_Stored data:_
________________________________________
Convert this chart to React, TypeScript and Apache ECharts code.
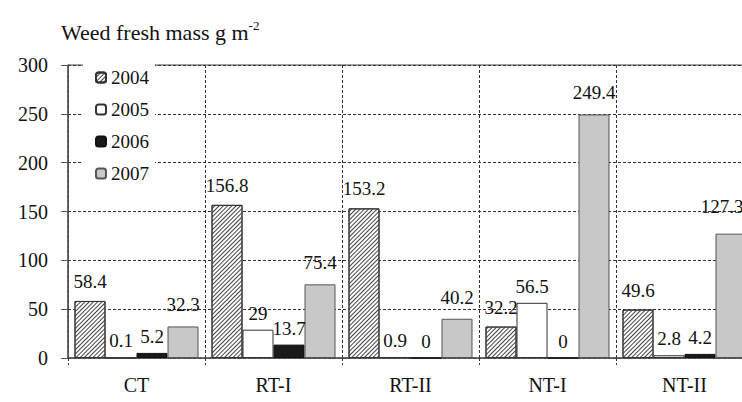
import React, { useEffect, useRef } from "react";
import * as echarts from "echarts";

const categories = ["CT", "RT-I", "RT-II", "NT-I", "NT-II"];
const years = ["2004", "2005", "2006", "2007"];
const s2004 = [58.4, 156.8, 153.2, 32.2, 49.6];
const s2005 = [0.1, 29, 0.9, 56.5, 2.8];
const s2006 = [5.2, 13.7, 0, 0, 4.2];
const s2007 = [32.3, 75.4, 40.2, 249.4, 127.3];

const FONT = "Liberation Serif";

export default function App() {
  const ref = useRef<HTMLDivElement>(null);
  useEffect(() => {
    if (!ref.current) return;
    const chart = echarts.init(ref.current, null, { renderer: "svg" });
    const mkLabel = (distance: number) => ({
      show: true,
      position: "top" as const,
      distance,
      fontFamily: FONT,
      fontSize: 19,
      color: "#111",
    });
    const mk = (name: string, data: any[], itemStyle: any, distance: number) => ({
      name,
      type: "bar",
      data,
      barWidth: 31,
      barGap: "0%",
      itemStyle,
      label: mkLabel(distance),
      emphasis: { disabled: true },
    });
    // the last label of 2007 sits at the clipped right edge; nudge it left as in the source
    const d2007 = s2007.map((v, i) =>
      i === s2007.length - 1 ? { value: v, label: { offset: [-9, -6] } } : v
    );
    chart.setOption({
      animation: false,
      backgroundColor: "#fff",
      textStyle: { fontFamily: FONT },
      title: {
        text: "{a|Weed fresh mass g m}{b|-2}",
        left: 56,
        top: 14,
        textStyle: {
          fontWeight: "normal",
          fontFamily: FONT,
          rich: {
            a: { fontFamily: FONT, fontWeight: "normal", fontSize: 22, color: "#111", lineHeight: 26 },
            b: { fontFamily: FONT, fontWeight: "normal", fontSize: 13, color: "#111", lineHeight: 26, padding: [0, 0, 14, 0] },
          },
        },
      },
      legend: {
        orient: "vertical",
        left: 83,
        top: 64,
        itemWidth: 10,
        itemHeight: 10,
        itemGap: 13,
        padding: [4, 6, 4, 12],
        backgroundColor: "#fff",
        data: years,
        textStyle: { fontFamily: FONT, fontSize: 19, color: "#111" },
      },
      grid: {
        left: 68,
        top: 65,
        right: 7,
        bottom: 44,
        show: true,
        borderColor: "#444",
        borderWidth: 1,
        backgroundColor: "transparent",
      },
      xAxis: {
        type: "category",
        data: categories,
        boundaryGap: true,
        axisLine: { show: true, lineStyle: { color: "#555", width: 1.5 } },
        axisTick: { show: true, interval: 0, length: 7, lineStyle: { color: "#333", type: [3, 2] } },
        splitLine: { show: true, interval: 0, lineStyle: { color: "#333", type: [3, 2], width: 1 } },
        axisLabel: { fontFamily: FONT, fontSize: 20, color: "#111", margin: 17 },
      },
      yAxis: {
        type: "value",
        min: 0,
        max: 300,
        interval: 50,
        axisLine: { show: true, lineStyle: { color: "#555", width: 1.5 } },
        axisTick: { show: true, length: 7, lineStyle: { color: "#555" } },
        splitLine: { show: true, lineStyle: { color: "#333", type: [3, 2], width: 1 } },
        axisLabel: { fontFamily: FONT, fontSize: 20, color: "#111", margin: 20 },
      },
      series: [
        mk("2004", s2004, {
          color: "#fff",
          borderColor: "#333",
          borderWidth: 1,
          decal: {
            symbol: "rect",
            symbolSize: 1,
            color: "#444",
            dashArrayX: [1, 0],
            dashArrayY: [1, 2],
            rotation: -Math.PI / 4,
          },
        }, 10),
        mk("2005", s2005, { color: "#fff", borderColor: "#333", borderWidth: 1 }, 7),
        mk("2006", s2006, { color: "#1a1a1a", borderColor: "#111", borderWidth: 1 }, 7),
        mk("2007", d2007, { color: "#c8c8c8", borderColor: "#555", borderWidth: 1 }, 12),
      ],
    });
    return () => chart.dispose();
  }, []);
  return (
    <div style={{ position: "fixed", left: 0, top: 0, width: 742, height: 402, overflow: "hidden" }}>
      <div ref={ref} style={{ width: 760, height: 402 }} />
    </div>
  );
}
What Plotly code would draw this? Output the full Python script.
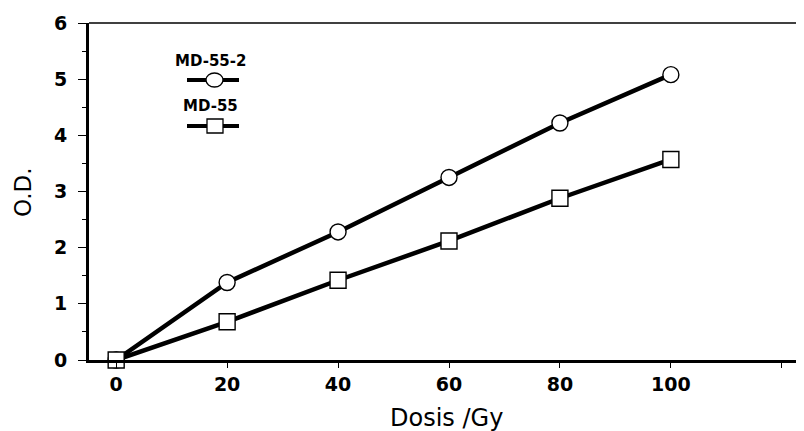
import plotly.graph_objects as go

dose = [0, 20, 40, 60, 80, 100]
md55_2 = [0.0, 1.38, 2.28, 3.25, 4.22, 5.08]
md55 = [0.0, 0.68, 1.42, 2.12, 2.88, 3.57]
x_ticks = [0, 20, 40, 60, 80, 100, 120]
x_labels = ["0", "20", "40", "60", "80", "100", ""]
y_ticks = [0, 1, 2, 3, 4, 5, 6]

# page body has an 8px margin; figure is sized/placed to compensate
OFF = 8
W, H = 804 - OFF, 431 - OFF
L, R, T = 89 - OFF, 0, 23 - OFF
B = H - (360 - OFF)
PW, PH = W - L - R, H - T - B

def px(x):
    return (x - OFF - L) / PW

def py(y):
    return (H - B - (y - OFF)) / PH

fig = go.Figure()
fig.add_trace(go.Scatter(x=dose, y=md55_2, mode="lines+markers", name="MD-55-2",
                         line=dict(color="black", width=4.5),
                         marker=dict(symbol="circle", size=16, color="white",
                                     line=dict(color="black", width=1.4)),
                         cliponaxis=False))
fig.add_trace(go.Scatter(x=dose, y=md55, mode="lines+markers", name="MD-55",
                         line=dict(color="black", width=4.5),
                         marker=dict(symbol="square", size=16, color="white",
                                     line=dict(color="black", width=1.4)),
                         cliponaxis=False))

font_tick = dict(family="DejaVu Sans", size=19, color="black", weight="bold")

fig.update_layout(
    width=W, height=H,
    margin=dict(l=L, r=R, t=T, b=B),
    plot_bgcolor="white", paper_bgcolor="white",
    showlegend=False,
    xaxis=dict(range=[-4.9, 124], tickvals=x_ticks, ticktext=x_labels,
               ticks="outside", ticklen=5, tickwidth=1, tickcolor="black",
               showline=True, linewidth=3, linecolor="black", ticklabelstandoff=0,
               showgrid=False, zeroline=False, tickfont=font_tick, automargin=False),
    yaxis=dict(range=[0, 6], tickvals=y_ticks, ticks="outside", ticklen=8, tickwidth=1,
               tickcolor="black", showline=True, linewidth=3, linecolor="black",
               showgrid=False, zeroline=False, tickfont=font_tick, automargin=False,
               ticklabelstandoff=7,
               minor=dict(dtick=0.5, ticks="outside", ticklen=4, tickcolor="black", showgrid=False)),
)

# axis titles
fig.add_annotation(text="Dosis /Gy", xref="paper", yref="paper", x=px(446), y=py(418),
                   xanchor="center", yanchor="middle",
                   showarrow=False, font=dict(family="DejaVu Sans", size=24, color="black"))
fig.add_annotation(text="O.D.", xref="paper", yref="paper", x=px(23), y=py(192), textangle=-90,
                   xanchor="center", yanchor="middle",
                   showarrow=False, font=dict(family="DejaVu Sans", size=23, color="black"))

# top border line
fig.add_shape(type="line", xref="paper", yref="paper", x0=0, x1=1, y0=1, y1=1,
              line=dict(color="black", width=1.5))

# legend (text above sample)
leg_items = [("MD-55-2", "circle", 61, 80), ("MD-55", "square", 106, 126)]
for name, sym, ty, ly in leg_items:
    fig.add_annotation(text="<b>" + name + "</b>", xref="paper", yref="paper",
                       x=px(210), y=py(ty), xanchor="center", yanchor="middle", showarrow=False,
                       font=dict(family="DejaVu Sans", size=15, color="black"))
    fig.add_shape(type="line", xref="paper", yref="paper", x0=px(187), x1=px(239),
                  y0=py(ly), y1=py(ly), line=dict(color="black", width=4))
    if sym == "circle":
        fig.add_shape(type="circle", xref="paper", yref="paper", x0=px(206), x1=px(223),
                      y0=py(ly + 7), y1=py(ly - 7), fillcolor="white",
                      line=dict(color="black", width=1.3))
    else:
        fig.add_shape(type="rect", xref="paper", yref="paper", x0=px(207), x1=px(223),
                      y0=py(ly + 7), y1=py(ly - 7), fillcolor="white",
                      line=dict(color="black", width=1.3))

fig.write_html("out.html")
________________________________________
_PROMPT:_
Set down the lines running from the one with "What Plotly code" through the one with "y_ticks = [0, 1, 2, 3, 4, 5, 6]", both ends kept, exactly and with no pictures.

_WRITTEN ANSWER:_
What Plotly code would draw this? Output the full Python script.
import plotly.graph_objects as go

dose = [0, 20, 40, 60, 80, 100]
md55_2 = [0.0, 1.38, 2.28, 3.25, 4.22, 5.08]
md55 = [0.0, 0.68, 1.42, 2.12, 2.88, 3.57]
x_ticks = [0, 20, 40, 60, 80, 100, 120]
x_labels = ["0", "20", "40", "60", "80", "100", ""]
y_ticks = [0, 1, 2, 3, 4, 5, 6]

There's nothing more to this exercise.